__Written exercise__. Skipping all pictures, set down the lines of the listing from the first through the one with "const yTicks = [-0.06, -0.04, -0.02, 0, 0.02, 0.04, 0.06];".

········

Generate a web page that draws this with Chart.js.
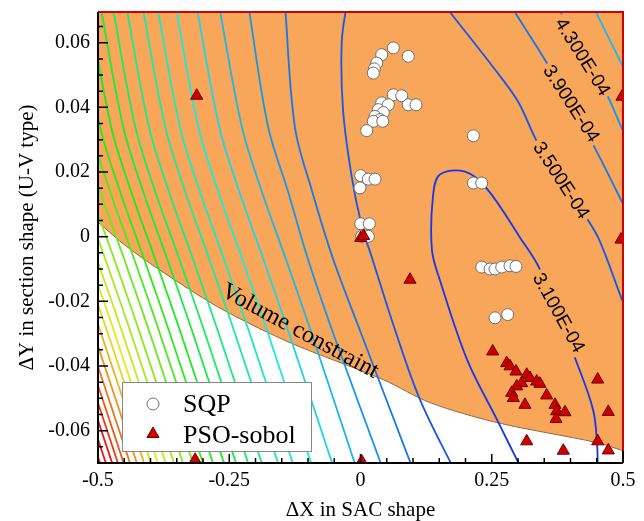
<!DOCTYPE html>
<html>
<head>
<meta charset="utf-8">
<script src="https://cdn.jsdelivr.net/npm/chart.js@4.4.0/dist/chart.umd.min.js"></script>
<style>
  body { margin: 0; background: #fff; }
  canvas { display: block; }
</style>
</head>
<body>
<canvas id="contourChart" width="644" height="521"></canvas>
<script>
// axis ticks
const xTicks = [-0.5, -0.25, 0, 0.25, 0.5];
const yTicks = [-0.06, -0.04, -0.02, 0, 0.02, 0.04, 0.06];

// SQP history (white circles)
const sqpX = [0.0625, 0.091, 0.0404, 0.0309, 0.0263, 0.0244, 0.0625, 0.0785, 0.091, 0.1057,
              0.0404, 0.053, 0.0339, 0.0434, 0.0276, 0.0371, 0.0244, 0.0423, 0.0118, 0.2149,
              0.0004, 0.0149, 0.0276, -0.001, 0.2149, 0.2309, 0.0004, 0.0168, 0.0023, 0.0149,
              0.2309, 0.2467, 0.2562, 0.269, 0.2848, 0.2962, 0.2562, 0.2804];
const sqpY = [0.0584, 0.0558, 0.0563, 0.0537, 0.0519, 0.0506, 0.0439, 0.0436, 0.0408, 0.0408,
              0.0414, 0.0408, 0.0393, 0.0384, 0.0372, 0.0362, 0.0357, 0.0357, 0.0328, 0.0312,
              0.0189, 0.0178, 0.0178, 0.0151, 0.0166, 0.0166, 0.004, 0.004, 0.0001, 0.0001,
              -0.0094, -0.01, -0.01, -0.0094, -0.009, -0.0092, -0.0251, -0.0241];

// PSO-sobol samples (red triangles)
const psoX = [-0.312, 0.0004, 0.006, 0.0943, 0.4962, 0.4981, 0.2518, 0.2785, 0.2848, 0.2962,
              0.3166, 0.3229, 0.3356, 0.3419, 0.307, 0.2975, 0.288, 0.2911, 0.3133, 0.3546,
              0.3705, 0.3737, 0.3895, 0.3724, 0.4518, 0.472, 0.3166, 0.3863, 0.4518, 0.472,
              0.0023, -0.315];
const psoY = [0.0436, -0.0004, 0.0002, -0.0133, -0.0009, 0.0433, -0.0355, -0.0391, -0.0401, -0.0417,
              -0.0427, -0.0437, -0.0448, -0.0455, -0.0453, -0.0463, -0.0483, -0.0499, -0.052, -0.0491,
              -0.052, -0.054, -0.0543, -0.0564, -0.0442, -0.0542, -0.0633, -0.0662, -0.0633, -0.0661,
              -0.0695, -0.069];

// volume constraint boundary (feasible side above it)
const constraintX = [-0.5, -0.445, -0.363, -0.262, -0.134, 0.043, 0.132, 0.260, 0.4505, 0.5];
const constraintY = [0.0045, -0.0031, -0.0124, -0.0226, -0.0328, -0.0442, -0.0513, -0.0575, -0.0637, -0.0662];

// contour lines, level index 0 = 3.1E-04, step 0.4E-04
const contourLevel = [0, 1, 1, 2, 2, 3, 3, 4, 4,
                      5, 6, 7, 8, 9, 10, 11, 12, 13, 14, 15, 16, 17, 18, 19, 20, 21, 22, 23, 24, 25, 26, 27, 28];
const contourLines = [
  [[0.308,-0.072],[0.298,-0.069],[0.260,-0.0566],[0.203,-0.038],[0.151,-0.0133],[0.136,-0.004],[0.138,0.0124],[0.151,0.0192],[0.199,0.0201],[0.241,0.0148],[0.304,-0.0003],[0.342,-0.0102],[0.412,-0.039],[0.443,-0.0535],[0.4505,-0.0637],[0.452,-0.072]],
  [[-0.0263,0.072],[-0.0358,0.060],[-0.0333,0.0393],[-0.0168,0.0186],[0.0029,0.0031],[0.0219,-0.0065],[0.0657,-0.0288],[0.1133,-0.0504],[0.178,-0.072]],
  [[0.158,0.072],[0.2086,0.0616],[0.2562,0.0517],[0.300,0.0418],[0.3362,0.0294],[0.380,0.0179],[0.4314,0.0056],[0.4562,-0.0015],[0.498,-0.0195],[0.513,-0.0257]],
  [[-0.144,0.072],[-0.125,0.034],[-0.092,0.014],[-0.052,-0.007],[-0.001,-0.029],[0.100,-0.072]],
  [[0.284,0.072],[0.357,0.0532],[0.399,0.0408],[0.443,0.0285],[0.498,0.0108],[0.513,0.0059]],
  [[-0.214,0.072],[-0.176,0.034],[-0.138,0.014],[-0.100,-0.007],[-0.054,-0.029],[0.043,-0.072]],
  [[0.372,0.072],[0.4276,0.0563],[0.4695,0.0439],[0.498,0.0334],[0.513,0.0278]],
  [[-0.270,0.072],[-0.226,0.034],[-0.188,0.014],[-0.142,-0.007],[-0.095,-0.029],[-0.007,-0.072]],
  [[0.441,0.072],[0.498,0.0532],[0.513,0.0486]],
  [[-0.313,0.072],[-0.269,0.034],[-0.231,0.014],[-0.185,-0.007],[-0.138,-0.029],[-0.050,-0.072]],
  [[-0.353,0.072],[-0.309,0.034],[-0.271,0.014],[-0.225,-0.007],[-0.178,-0.029],[-0.090,-0.072]],
  [[-0.388,0.072],[-0.344,0.034],[-0.306,0.014],[-0.260,-0.007],[-0.213,-0.029],[-0.125,-0.072]],
  [[-0.416,0.072],[-0.372,0.034],[-0.334,0.014],[-0.288,-0.007],[-0.241,-0.029],[-0.153,-0.072]],
  [[-0.447,0.072],[-0.403,0.034],[-0.365,0.014],[-0.319,-0.007],[-0.272,-0.029],[-0.184,-0.072]],
  [[-0.473,0.072],[-0.429,0.034],[-0.391,0.014],[-0.345,-0.007],[-0.298,-0.029],[-0.210,-0.072]],
  [[-0.496,0.072],[-0.452,0.034],[-0.414,0.014],[-0.368,-0.007],[-0.321,-0.029],[-0.233,-0.072]],
  [[-0.519,0.072],[-0.475,0.034],[-0.437,0.014],[-0.391,-0.007],[-0.344,-0.029],[-0.256,-0.072]],
  [[-0.540,0.072],[-0.496,0.034],[-0.458,0.014],[-0.412,-0.007],[-0.365,-0.029],[-0.277,-0.072]],
  [[-0.559,0.072],[-0.515,0.034],[-0.477,0.014],[-0.431,-0.007],[-0.384,-0.029],[-0.296,-0.072]],
  [[-0.578,0.072],[-0.534,0.034],[-0.496,0.014],[-0.450,-0.007],[-0.403,-0.029],[-0.315,-0.072]],
  [[-0.597,0.072],[-0.553,0.034],[-0.515,0.014],[-0.469,-0.007],[-0.422,-0.029],[-0.334,-0.072]],
  [[-0.614,0.072],[-0.570,0.034],[-0.532,0.014],[-0.486,-0.007],[-0.439,-0.029],[-0.351,-0.072]],
  [[-0.630,0.072],[-0.586,0.034],[-0.548,0.014],[-0.502,-0.007],[-0.455,-0.029],[-0.367,-0.072]],
  [[-0.645,0.072],[-0.601,0.034],[-0.563,0.014],[-0.517,-0.007],[-0.470,-0.029],[-0.382,-0.072]],
  [[-0.658,0.072],[-0.614,0.034],[-0.576,0.014],[-0.530,-0.007],[-0.483,-0.029],[-0.395,-0.072]],
  [[-0.671,0.072],[-0.627,0.034],[-0.589,0.014],[-0.543,-0.007],[-0.496,-0.029],[-0.408,-0.072]],
  [[-0.685,0.072],[-0.641,0.034],[-0.603,0.014],[-0.557,-0.007],[-0.510,-0.029],[-0.422,-0.072]],
  [[-0.698,0.072],[-0.654,0.034],[-0.616,0.014],[-0.570,-0.007],[-0.523,-0.029],[-0.435,-0.072]],
  [[-0.710,0.072],[-0.666,0.034],[-0.628,0.014],[-0.582,-0.007],[-0.535,-0.029],[-0.447,-0.072]],
  [[-0.721,0.072],[-0.677,0.034],[-0.639,0.014],[-0.593,-0.007],[-0.546,-0.029],[-0.458,-0.072]],
  [[-0.732,0.072],[-0.688,0.034],[-0.650,0.014],[-0.604,-0.007],[-0.557,-0.029],[-0.469,-0.072]],
  [[-0.744,0.072],[-0.700,0.034],[-0.662,0.014],[-0.616,-0.007],[-0.569,-0.029],[-0.481,-0.072]],
  [[-0.755,0.072],[-0.711,0.034],[-0.673,0.014],[-0.627,-0.007],[-0.580,-0.029],[-0.492,-0.072]]
];

// in-line contour labels
const labelText = ['4.300E-04', '3.900E-04', '3.500E-04', '3.100E-04'];
const labelX = [0.4238, 0.4023, 0.3832, 0.378];
const labelY = [0.0557, 0.0412, 0.0175, -0.0235];
const labelAngle = [58, 57, 57, 61];

const fillColor = '#f7a65a';
const serif = '"Liberation Serif", "Times New Roman", serif';
// blue -> cyan -> green -> yellow -> red, reaching red a couple of levels before the last line
const levelColor = k => `hsl(${Math.max(0, 230 - k * 230 / 26)}, 84%, ${k < 4 ? 50 : 51}%)`;

const datasets = [];
datasets.push({
  label: 'PSO-sobol',
  data: psoX.map((v, i) => ({x: v, y: psoY[i]})),
  pointStyle: 'triangle', pointRadius: 7,
  backgroundColor: '#cc0000', borderColor: '#700000', borderWidth: 1,
  order: 0
});
datasets.push({
  label: 'SQP',
  data: sqpX.map((v, i) => ({x: v, y: sqpY[i]})),
  pointStyle: 'circle', pointRadius: 6,
  backgroundColor: '#ffffff', borderColor: '#707070', borderWidth: 1,
  order: 1
});
contourLines.forEach((pts, i) => datasets.push({
  data: pts.map(p => ({x: p[0], y: p[1]})),
  showLine: true, pointRadius: 0, fill: false,
  borderColor: levelColor(contourLevel[i]), borderWidth: 1.8, tension: 0.35,
  order: 2
}));
datasets.push({
  label: 'Volume constraint',
  data: constraintX.map((v, i) => ({x: v, y: constraintY[i]})),
  showLine: true, pointRadius: 0,
  borderColor: '#8a6a4a', borderWidth: 1, tension: 0.3,
  backgroundColor: fillColor, fill: 'end',
  order: 3
});

const decorations = {
  id: 'decorations',
  afterDatasetsDraw(chart) {
    const {ctx, chartArea: a, scales: {x, y}} = chart;
    ctx.save();

    // contour labels
    ctx.font = '19px "Liberation Sans", Arial, sans-serif';
    ctx.textAlign = 'center';
    ctx.textBaseline = 'middle';
    labelText.forEach((t, i) => {
      ctx.save();
      ctx.translate(x.getPixelForValue(labelX[i]), y.getPixelForValue(labelY[i]));
      ctx.rotate(labelAngle[i] * Math.PI / 180);
      const w = ctx.measureText(t).width;
      ctx.fillStyle = fillColor;
      ctx.fillRect(-w / 2 - 3, -9, w + 6, 18);
      ctx.fillStyle = '#000';
      ctx.fillText(t, 0, 1);
      ctx.restore();
    });

    // constraint label
    ctx.save();
    ctx.translate(x.getPixelForValue(-0.1152), y.getPixelForValue(-0.0293));
    ctx.rotate(28.4 * Math.PI / 180);
    ctx.font = '24px ' + serif;
    ctx.fillStyle = '#000';
    ctx.fillText('Volume constraint', 0, 0);
    ctx.restore();

    // frame
    ctx.lineWidth = 2;
    ctx.strokeStyle = '#000';
    ctx.beginPath();
    ctx.moveTo(a.right, a.bottom); ctx.lineTo(a.right, a.top);
    ctx.stroke();
    ctx.strokeStyle = '#d00000';
    ctx.beginPath();
    ctx.moveTo(a.left, a.top); ctx.lineTo(a.right, a.top);
    ctx.lineTo(a.right, y.getPixelForValue(constraintY[constraintY.length - 1]));
    ctx.stroke();
    ctx.strokeStyle = '#000';
    ctx.beginPath();
    ctx.moveTo(a.left, a.top); ctx.lineTo(a.left, a.bottom); ctx.lineTo(a.right, a.bottom);
    ctx.stroke();

    // inward ticks
    ctx.lineWidth = 1.5;
    ctx.beginPath();
    for (let k = -13; k <= 13; k++) {
      const py = y.getPixelForValue(k * 0.005);
      const len = k % 4 === 0 ? 10 : 5;
      ctx.moveTo(a.left, py); ctx.lineTo(a.left + len, py);
    }
    for (let k = -10; k <= 10; k++) {
      const px = x.getPixelForValue(k * 0.05);
      const len = k % 5 === 0 ? 9 : 5;
      ctx.moveTo(px, a.bottom); ctx.lineTo(px, a.bottom - len);
    }
    ctx.stroke();

    // legend
    const lx = a.left + 24, ly = a.bottom - 81;
    ctx.fillStyle = '#fff';
    ctx.fillRect(lx, ly, 189, 69);
    ctx.strokeStyle = '#888';
    ctx.lineWidth = 1;
    ctx.strokeRect(lx + 0.5, ly + 0.5, 189, 69);
    ctx.fillStyle = '#fff'; ctx.strokeStyle = '#707070';
    ctx.beginPath(); ctx.arc(lx + 31, ly + 22, 6, 0, Math.PI * 2); ctx.fill(); ctx.stroke();
    ctx.fillStyle = '#cc0000'; ctx.strokeStyle = '#700000';
    Chart.helpers.drawPoint(ctx, {pointStyle: 'triangle', radius: 7, borderWidth: 1}, lx + 31, ly + 52);
    ctx.fillStyle = '#000';
    ctx.font = '26px ' + serif;
    ctx.textAlign = 'left';
    ctx.textBaseline = 'middle';
    ctx.fillText('SQP', lx + 61, ly + 23);
    ctx.fillText('PSO-sobol', lx + 61, ly + 54);

    ctx.restore();
  }
};

new Chart(document.getElementById('contourChart').getContext('2d'), {
  type: 'scatter',
  data: {datasets},
  options: {
    responsive: false,
    animation: false,
    devicePixelRatio: 1,
    events: [],
    layout: {padding: {left: 0, top: 12, right: 21, bottom: 0}},
    plugins: {legend: {display: false}, tooltip: {enabled: false}},
    scales: {
      x: {
        type: 'linear', min: -0.5, max: 0.5,
        afterBuildTicks: s => { s.ticks = xTicks.map(v => ({value: v})); },
        afterFit: s => { s.height = 58; s.paddingLeft = 0; s.paddingRight = 0; },
        grid: {display: false, drawTicks: false},
        border: {display: false},
        ticks: {padding: 6, color: '#000', maxRotation: 0, autoSkip: false,
                font: {family: serif, size: 20}, callback: v => String(v)},
        title: {display: true, text: 'ΔX in SAC shape', color: '#000',
                font: {family: serif, size: 21, lineHeight: 1}, padding: {top: 0, bottom: 0}}
      },
      y: {
        type: 'linear', min: -0.07, max: 0.0695,
        afterBuildTicks: s => { s.ticks = yTicks.map(v => ({value: v})); },
        afterFit: s => { s.width = 98; s.paddingTop = 0; s.paddingBottom = 0; },
        grid: {display: false, drawTicks: false},
        border: {display: false},
        ticks: {padding: 8, color: '#000', autoSkip: false,
                font: {family: serif, size: 20}, callback: v => String(v)},
        title: {display: true, text: 'ΔY in section shape (U-V type)', color: '#000',
                font: {family: serif, size: 21, lineHeight: 1}, padding: {top: 17, bottom: 0}}
      }
    }
  },
  plugins: [decorations]
});
</script>
</body>
</html>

········

__Result of this exercise__.
Generate a web page that draws this with Chart.js.
<!DOCTYPE html>
<html>
<head>
<meta charset="utf-8">
<script src="https://cdn.jsdelivr.net/npm/chart.js@4.4.0/dist/chart.umd.min.js"></script>
<style>
  body { margin: 0; background: #fff; }
  canvas { display: block; }
</style>
</head>
<body>
<canvas id="contourChart" width="644" height="521"></canvas>
<script>
// axis ticks
const xTicks = [-0.5, -0.25, 0, 0.25, 0.5];
const yTicks = [-0.06, -0.04, -0.02, 0, 0.02, 0.04, 0.06];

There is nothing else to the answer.